I’m not great at math but the possible combinations of playbooks, Houses and Ancestries seems like a lot. I’m kind of reminded of the frustration I have with videogames that offer a zillion possible builds and not enough time to explore them all.
The sheer volume of game design in this game is jaw-dropping. Shattered City is the polar opposite of a compact little tone-poem of a game like Monsterhearts (even taking into account the Second Skins playbooks) or Sagas of the Icelanders. A good friend snarked that UFO Press designs trad games dressed up like PbtA, and I’m not sure that’s totally wrong. There’s a ton, a ton of procedural detail. But the moves are still moves, they still respond to and constrain the resulting fiction. There’s just an awful lot of them to track. And gear tags and multiple interlocking economies.

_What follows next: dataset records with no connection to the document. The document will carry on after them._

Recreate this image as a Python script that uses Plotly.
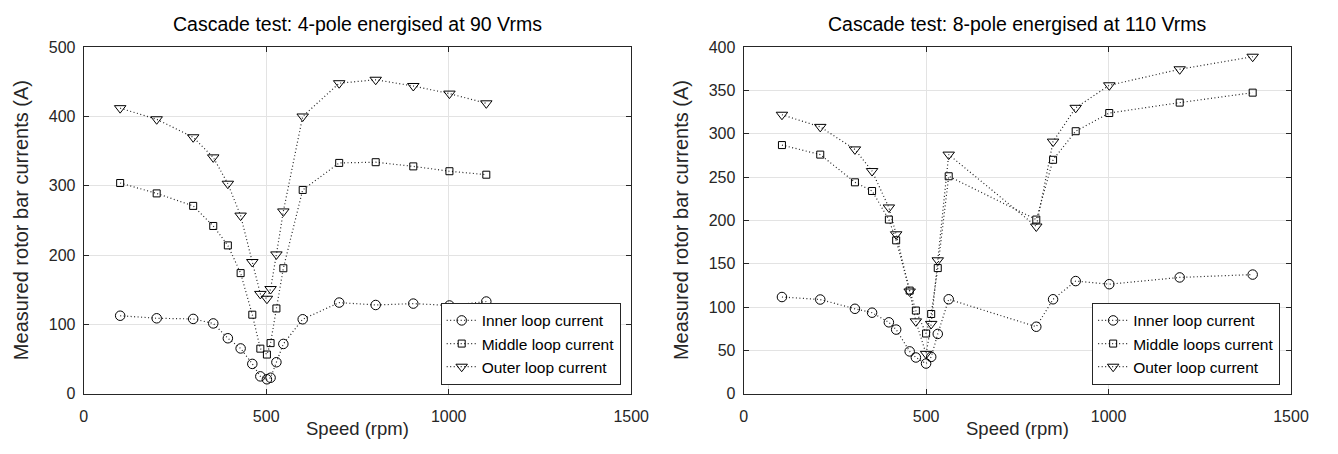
import plotly.graph_objects as go

# ---------------- data ----------------
speed_4pole = [100, 200, 300, 355, 395, 430, 462, 484, 502, 512, 528, 547, 600, 700, 800, 903, 1002, 1103]
inner_4pole = [112.5, 108.8, 107.9, 101.4, 80, 65.3, 43, 25, 20.8, 23, 45.4, 71.8, 107.4, 131.5, 128, 130, 127.3, 133]
middle_4pole = [304, 289, 271, 242, 214, 174, 114, 65, 56.5, 73, 123, 181, 294, 333, 334, 328, 321, 316]
outer_4pole = [412, 396, 370, 341, 303, 257, 190, 144, 137, 151, 201, 263, 400, 448, 453, 444, 433, 419]

speed_8pole = [105, 210, 305, 352, 398, 418, 455, 472, 500, 514, 532, 562, 802, 848, 910, 1002, 1195, 1395]
inner_8pole = [111.6, 108.7, 98, 93.5, 82.4, 74, 48.8, 41.8, 34.8, 42.5, 69, 109, 77.3, 109, 130, 126.4, 134.2, 137.5]
middle_8pole = [287, 276, 244, 234, 201, 177, 119, 96, 69.5, 92, 145, 251, 201, 270, 303, 324, 336, 347.5]
outer_8pole = [322, 308, 282, 257, 215, 184, 118, 83.5, 46, 80.6, 154, 276, 193, 291, 330, 356, 374.5, 389]

titles = ["Cascade test: 4-pole energised at 90 Vrms", "Cascade test: 8-pole energised at 110 Vrms"]
names_left = ["Inner loop current", "Middle loop current", "Outer loop current"]
names_right = ["Inner loop current", "Middle loops current", "Outer loop current"]
x_label = "Speed (rpm)"
y_label = "Measured rotor bar currents (A)"

# ---------------- layout geometry ----------------
W, H = 1338, 454
def px(x):
    return x / W
def py(y):
    return 1 - y / H

FONT = "Liberation Sans, Arial, Helvetica, sans-serif"
AX = "#262626"
GRID = "#e3e3e3"

symbols = ["circle-open", "square-open", "triangle-down-open"]
sizes = [9.5, 7, 10]

fig = go.Figure()

def add_series(xs, ys_list, names, xa, ya, legend):
    for ys, nm, sym, sz in zip(ys_list, names, symbols, sizes):
        fig.add_trace(go.Scatter(
            x=xs, y=ys, name=nm, mode="lines+markers",
            xaxis=xa, yaxis=ya, legend=legend,
            line=dict(color="#222222", width=1.2, dash="1px,2.5px"),
            marker=dict(symbol=sym, size=sz, color="black", line=dict(width=1, color="black")),
        ))

add_series(speed_4pole, [inner_4pole, middle_4pole, outer_4pole], names_left, "x", "y", "legend")
add_series(speed_8pole, [inner_8pole, middle_8pole, outer_8pole], names_right, "x2", "y2", "legend2")

axis_common = dict(
    showline=True, linecolor=AX, linewidth=1, mirror="ticks",
    ticks="inside", ticklen=5, tickcolor=AX, tickwidth=1,
    showgrid=True, gridcolor=GRID, gridwidth=1, zeroline=False,
    tickfont=dict(family=FONT, size=16, color=AX),
)
xaxis_extra = dict(ticklabelstandoff=8)
yaxis_extra = dict(ticklabelstandoff=4)

dom_y = [py(400.7), py(40.7)]
left_x = [81, 637.7]
right_x = [752, 1308.5]

legend_common = dict(xanchor="right", yanchor="bottom",
                     bgcolor="white", bordercolor=AX, borderwidth=1,
                     font=dict(family=FONT, size=15.5, color="black"),
                     tracegroupgap=0, itemwidth=30)

fig.update_layout(
    width=W, height=H, autosize=False,
    margin=dict(l=0, r=0, t=0, b=0),
    paper_bgcolor="white", plot_bgcolor="white",
    font=dict(family=FONT, color=AX),
    xaxis=dict(domain=[px(left_x[0]), px(left_x[1])], range=[0, 1500], dtick=500, anchor="y", **axis_common, **xaxis_extra),
    yaxis=dict(domain=dom_y, range=[0, 500], dtick=100, anchor="x", **axis_common, **yaxis_extra),
    xaxis2=dict(domain=[px(right_x[0]), px(right_x[1])], range=[0, 1500], dtick=500, anchor="y2", **axis_common, **xaxis_extra),
    yaxis2=dict(domain=dom_y, range=[0, 400], dtick=50, anchor="x2", **axis_common, **yaxis_extra),
    legend=dict(x=px(627), y=py(391.5), **legend_common),
    legend2=dict(x=px(1297.5), y=py(391.5), **legend_common),
    showlegend=True,
)

annotations = []
for (x0, x1), t in zip([left_x, right_x], titles):
    cx = (x0 + x1) / 2
    annotations.append(dict(text=t, x=px(cx), y=py(17), xref="paper", yref="paper",
                            xanchor="center", yanchor="middle", showarrow=False,
                            font=dict(family=FONT, size=19.5, color="black")))
    annotations.append(dict(text=x_label, x=px(cx), y=py(437), xref="paper", yref="paper",
                            xanchor="center", yanchor="middle", showarrow=False,
                            font=dict(family=FONT, size=18.5, color=AX)))
    annotations.append(dict(text=y_label, x=px(x0 - 63), y=py(220.7), xref="paper", yref="paper",
                            xanchor="center", yanchor="middle", showarrow=False, textangle=-90,
                            font=dict(family=FONT, size=20, color=AX)))
fig.update_layout(annotations=annotations)

fig.write_html("out.html")
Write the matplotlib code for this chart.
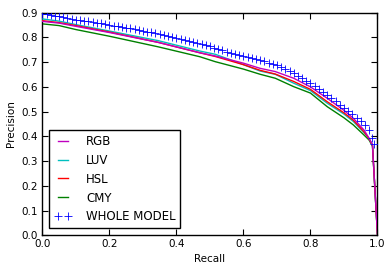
import matplotlib
matplotlib.use("Agg")
import matplotlib.pyplot as plt

# WHOLE MODEL (blue + markers)
whole_recall = [0.0, 0.0125, 0.025, 0.0375, 0.05, 0.0625, 0.075, 0.0875, 0.1, 0.1125,
                0.125, 0.1375, 0.15, 0.1625, 0.175, 0.1875, 0.2, 0.2125, 0.225, 0.2375,
                0.25, 0.2625, 0.275, 0.2875, 0.3, 0.3125, 0.325, 0.3375, 0.35, 0.3625,
                0.375, 0.3875, 0.4, 0.4125, 0.425, 0.4375, 0.45, 0.4625, 0.475, 0.4875,
                0.5, 0.5125, 0.525, 0.5375, 0.55, 0.5625, 0.575, 0.5875, 0.6, 0.6125,
                0.625, 0.6375, 0.65, 0.6625, 0.675, 0.6875, 0.7, 0.7125, 0.725, 0.7375,
                0.75, 0.7625, 0.775, 0.7875, 0.8, 0.8125, 0.825, 0.8375, 0.85, 0.8625,
                0.875, 0.8875, 0.9, 0.9125, 0.925, 0.9375, 0.95, 0.9625, 0.975, 0.985, 0.99]
whole_precision = [0.895, 0.893, 0.890, 0.888, 0.885, 0.882, 0.878, 0.875, 0.872, 0.870,
                   0.867, 0.865, 0.862, 0.860, 0.857, 0.854, 0.851, 0.848, 0.846, 0.843,
                   0.840, 0.837, 0.834, 0.831, 0.828, 0.824, 0.821, 0.817, 0.813, 0.809,
                   0.805, 0.801, 0.797, 0.793, 0.789, 0.786, 0.782, 0.778, 0.774, 0.769,
                   0.764, 0.758, 0.753, 0.748, 0.743, 0.739, 0.734, 0.729, 0.725, 0.721,
                   0.717, 0.713, 0.709, 0.703, 0.697, 0.692, 0.687, 0.679, 0.671, 0.663,
                   0.655, 0.645, 0.635, 0.625, 0.615, 0.604, 0.592, 0.580, 0.567, 0.555,
                   0.541, 0.528, 0.515, 0.503, 0.489, 0.475, 0.461, 0.446, 0.425, 0.392, 0.370]

curve_recall = [0.0, 0.05, 0.1, 0.2, 0.346, 0.47, 0.516, 0.6, 0.65, 0.695, 0.75, 0.8,
                0.85, 0.9, 0.928, 0.96, 0.975, 0.985, 1.0]
rgb_precision = [0.865, 0.858, 0.845, 0.820, 0.780, 0.738, 0.725, 0.696, 0.675, 0.662, 0.635,
                 0.600, 0.554, 0.505, 0.473, 0.425, 0.392, 0.365, 0.0]
luv_precision = [0.875, 0.866, 0.852, 0.826, 0.787, 0.745, 0.732, 0.690, 0.664, 0.651, 0.615,
                 0.585, 0.534, 0.490, 0.460, 0.415, 0.390, 0.365, 0.0]
hsl_precision = [0.868, 0.860, 0.848, 0.822, 0.780, 0.738, 0.723, 0.690, 0.667, 0.652, 0.622,
                 0.590, 0.540, 0.495, 0.465, 0.418, 0.390, 0.365, 0.0]
cmy_precision = [0.855, 0.848, 0.832, 0.805, 0.762, 0.722, 0.702, 0.672, 0.651, 0.635, 0.601,
                 0.575, 0.520, 0.475, 0.446, 0.405, 0.385, 0.360, 0.0]

fig = plt.figure(figsize=(3.92, 2.71), dpi=100)
ax = fig.add_axes([0.108, 0.132, 0.855, 0.821])

ax.plot(curve_recall, rgb_precision, color='m', lw=1, label='RGB', zorder=5)
ax.plot(curve_recall, luv_precision, color='c', lw=1, label='LUV', zorder=3)
ax.plot(curve_recall, hsl_precision, color='r', lw=1, label='HSL', zorder=4)
ax.plot(curve_recall, cmy_precision, color='g', lw=1, label='CMY', zorder=2)
ax.plot(whole_recall, whole_precision, linestyle='none', marker='+', color='b',
        markersize=5.5, mew=0.6, label='WHOLE MODEL', zorder=6)

ax.set_xlim(0, 1)
ax.set_ylim(0, 0.9)
ax.set_xticks([0.0, 0.2, 0.4, 0.6, 0.8, 1.0])
ax.set_yticks([0.0, 0.1, 0.2, 0.3, 0.4, 0.5, 0.6, 0.7, 0.8, 0.9])
ax.tick_params(direction='in', top=True, right=True, length=4, width=0.8, labelsize=7.5, pad=3)
for s in ax.spines.values():
    s.set_linewidth(1)
ax.set_xlabel('Recall', fontsize=7.5, labelpad=3)
ax.set_ylabel('Precision', fontsize=7.5, labelpad=4)

leg = ax.legend(loc='lower left', fontsize=8.5, handlelength=1.5, numpoints=2,
                fancybox=False, framealpha=1, edgecolor='black', borderaxespad=0.6,
                labelspacing=0.5, handletextpad=1.2)
leg.get_frame().set_linewidth(1)

fig.savefig('out.png', dpi=100)
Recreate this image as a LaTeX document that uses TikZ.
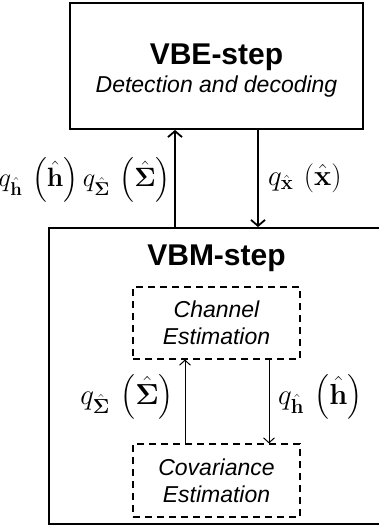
\documentclass[tikz,border=0pt]{standalone}
\usepackage{fix-cm}
\usepackage{amsmath}
\usepackage[no-math]{fontspec}
\setmainfont{Liberation Sans}
\usetikzlibrary{arrows.meta, positioning}

\newcommand{\qmsg}[2]{q_{\hat{\mathbf{#1}}}\hspace{0.2em}\left(\hat{\mathbf{#2}}\right)}

\tikzset{
  stepbox/.style={draw, line width=1.8pt, inner sep=0pt},
  estbox/.style={draw, line width=1.1pt, dash pattern=on 7pt off 5pt, inner sep=0pt,
    minimum width=167pt, align=center, font=\fontsize{23}{26}\selectfont\itshape},
  bigarrow/.style={line width=1.8pt, -{Straight Barb[length=6pt, width=14pt, line width=1.8pt]}},
  smallarrow/.style={line width=1pt, -{Straight Barb[length=5pt, width=11pt, line width=1pt]}},
  steptitle/.style={font=\fontsize{30}{34}\selectfont\bfseries, inner sep=0pt},
  mathlabel/.style={font=\fontsize{29}{32}\selectfont, inner sep=0pt}
}

\begin{document}
\begin{tikzpicture}[x=1pt, y=-1pt]
\useasboundingbox (0,0) rectangle (379,527);
\clip (0,0) rectangle (379,527);

% top block: VBE
\node[stepbox, minimum width=293pt, minimum height=126pt] (vbe) at (216.5,66) {};
\node[steptitle] (vbetitle) at (216.5,57) {VBE-step};
\node[font=\fontsize{23}{26}\selectfont\itshape, inner sep=0pt] (vbesub) at (216.5,87) {Detection and decoding};

% bottom block: VBM (runs off the right edge)
\node[stepbox, minimum width=351pt, minimum height=296pt] (vbm) at (224.5,376) {};
\node[steptitle] (vbmtitle) at (216.5,258) {VBM-step};

% inner estimation blocks
\node[estbox, minimum height=72pt] (chan) at (216.5,323) {Channel\\[1pt]Estimation};
\node[estbox, minimum height=73pt] (cov) at (216.5,480.5) {Covariance\\[1pt]Estimation};

% messages between the two steps
\draw[bigarrow] ([xshift=-41.5pt]vbe.south |- vbm.north) -- ([xshift=-41.5pt]vbe.south);
\draw[bigarrow] ([xshift=41.5pt]vbe.south) -- ([xshift=41.5pt]vbe.south |- vbm.north);
\node[mathlabel, font=\fontsize{26.5}{30}\selectfont, anchor=east] (qup) at (171,180)
  {$\qmsg{h}{h}\qmsg{\Sigma}{\Sigma}$};
\node[mathlabel, anchor=west] (qdown) at (268,178)
  {$\qmsg{x}{x}$};

% messages inside the VBM step
\draw[smallarrow] ([xshift=-31.5pt]chan.south |- cov.north) -- ([xshift=-31.5pt]chan.south);
\draw[smallarrow] ([xshift=52.5pt]chan.south) -- ([xshift=52.5pt]chan.south |- cov.north);
\node[mathlabel, anchor=east] (qsig) at (174,397)
  {$\qmsg{\Sigma}{\Sigma}$};
\node[mathlabel, anchor=west] (qh) at (278,397)
  {$\qmsg{h}{h}$};
\end{tikzpicture}
\end{document}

Honestly I can’t wait to dig in.
We’re Gonna Play
So, yeah, we’re playing this. It’s just about the most difficult game I’ve run into for online play, with 56 pages of helper PDFs and, well, that list of stuff I went through earlier. And it’s got a strong collaborative map-making component, which was tricky to work out for online play.
I ended up building out an elaborate character keeper in Google Sheets, and it’s got a lot of development to go before I’m ready to make it public. We’re using Miro for the shared map, Google Docs for the setting bible that arose from the lengthy session zero process, and of course Zoom for their pretty faces and Rollforyour.party for the dice. I have three monitors and had to bounce between seven screens of information throughout our three hour setup. Hopefully we can get it down to just the keeper, Zoom and the dice roller when it’s time to actually play.
Sometimes you want a healthy salad and sensible portions. And sometimes you want to engorge yourself on a nine-course banquet. I’ll be writing about our game going forward.